Ciò premesso, il Collegio osserva che la Corte aquilana, invece, benché chiamata a rispondere al motivo di appello suindicato, ha affrontato in pieno un profilo che non era affatto in discussione, cioè quello della legittimità in sé del parere emesso dalla RAGIONE_SOCIALE; con evidente violazione del principio di corrispondenza tra chiesto e pronunciato. L’esame della legittimità di quel provvedimento, infatti, dipendeva da una serie di profili di fatto -ivi compreso il rapporto tra il giudicato assolutorio penale e la portata dei suoi effetti in sede civile -che esulavano dai limiti del giudizio.
Ne consegue che l’approdo finale della sentenza impugnata passa, per così dire, attraverso una motivazione -di per sé, peraltro, non del tutto comprensibile -che si fonda sull’accertamento della sostanziale illegittimità del parere citato, non richiesto dall’appellante.
Toccherà dunque al giudice di rinvio, nel rispetto delle regole processuali e attenendosi ai motivi di appello, tornare ad esaminare
la vicenda, in particolare interrogandosi anche sul rapporto esistente tra la pendenza della richiesta di sanatoria avanzata dall’occupante abusivo e l’emissione del decreto di rilascio da parte dell’RAGIONE_SOCIALE.
Tutti gli altri motivi di ricorso rimangono assorbiti.
10. In conclusione, è dichiarato inammissibile il primo motivo di ricorso ed è accolto il secondo, con assorbimento degli altri.

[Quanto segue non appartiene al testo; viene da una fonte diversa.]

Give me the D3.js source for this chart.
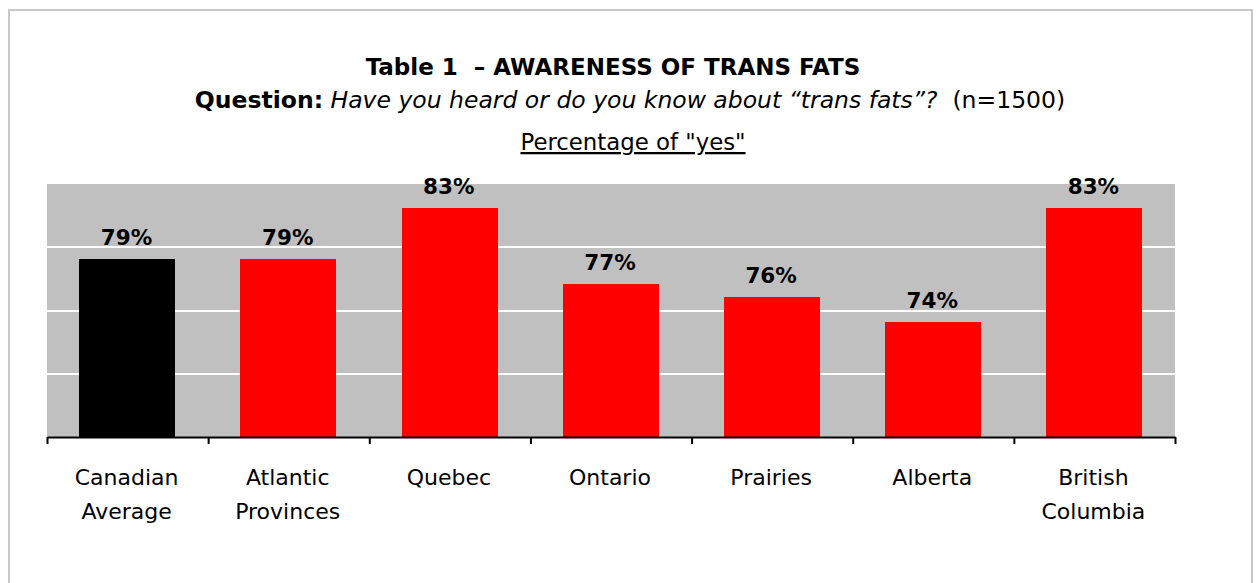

La sentenza impugnata è cassata e il giudizio è rinviato alla Corte d’appello di L’Aquila, in diversa composizione personale, la quale provvederà anche alla liquidazione delle spese del presente giudizio di cassazione, in base all’esito della pronuncia definitiva.
P.Q.M.
La Corte dichiara inammissibile il primo motivo di ricorso, accoglie il secondo, con assorbimento degli altri, cassa la sentenza impugnata e rinvia alla Corte d’appello di L’Aquila, in diversa composizione personale, anche per le spese del giudizio di cassazione.